El drama dirigido por Stuart Hazeldine pone a un padre atormentado por su pasado y doliente por la pérdida de su hija a “sanar” en una cabaña en donde un Dios manipulador es el anfitrión.
Hay un par de preguntas que quedan flotando en la cabeza apenas uno termina de ver La cabaña. Una es: ¿realmente hace falta esta película? Pero es una pregunta que queda contestada en algunos de los interminables minutos de su metraje. Hay una escena en la que alguno de los avatares de Dios, la Sabiduría, le señala a Mackenzie (el protagonista interpretado por Sam Worthington) que uno no puede juzgar el bien o el mal en base a los intereses personales. Quizás esta película esté haciendo falta en alguna comunidad religiosa que quería ver sus ideas llevadas a la pantalla con actores de alto rango, o en los bolsillos de algunos productores que vieron un filón posible en la necesidad de la gente de recibir –incluso desde el cine– algo que palie el dolor de estar vivos, de vivir sin sentido, algo que ofrezca un placebo de orientación.
La otra pregunta es quién financia una película así: un pasado filicida explica un agujero negro de culpa en la vida de Mackenzie.

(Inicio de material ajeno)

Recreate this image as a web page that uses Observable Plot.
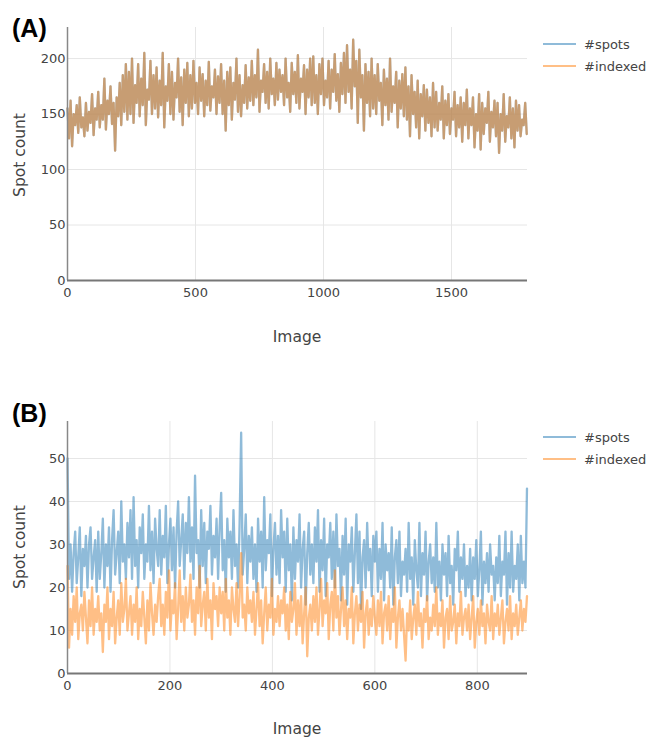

Como si fuera poco, una vez que su vida alcanza la cota del éxito norteamericano promedio (mujer rubia, casa de dos plantas, camioneta, hijos por todas partes), el guionista le hace sufrir una de esas pérdidas insoportables, una de esas pérdidas que solo la existencia de un Dios personal y preocupado podría ayudar a procesar en el breve tiempo de un filme.
Y así sucede: Dios le escribe una carta invitándolo a un fin de semana en una cabaña, para que mediante dos o tres rudimentarias ideas ético-religiosas aprendidas a fuerzas de golpes bajos y trucos penosos que están muy por debajo de las capacidades mágicas de Hollywood, Mack supere su marasmo emocional.
Para escenificar toda esta estafa moral, el director propone una de las variantes del más allá más pobres que uno pueda imaginar: una edulcorada fantasía entre evangélica y líquida de un Dios buena onda, infinitivamente preocupado, manipulador, machista (es una mujer todo el tiempo, pero para la tarea más delicada aparece en forma de hombre porque “hace falta un padre”) que nos muestra La cabaña. Insignificante desde lo visual, retorcida en su bondad chantajista, simple en sus ideas sobre todo (el duelo, el bien y el mal, y etcétera) no hay razones para no rechazar la invitación a La cabaña, la firme quien la firme.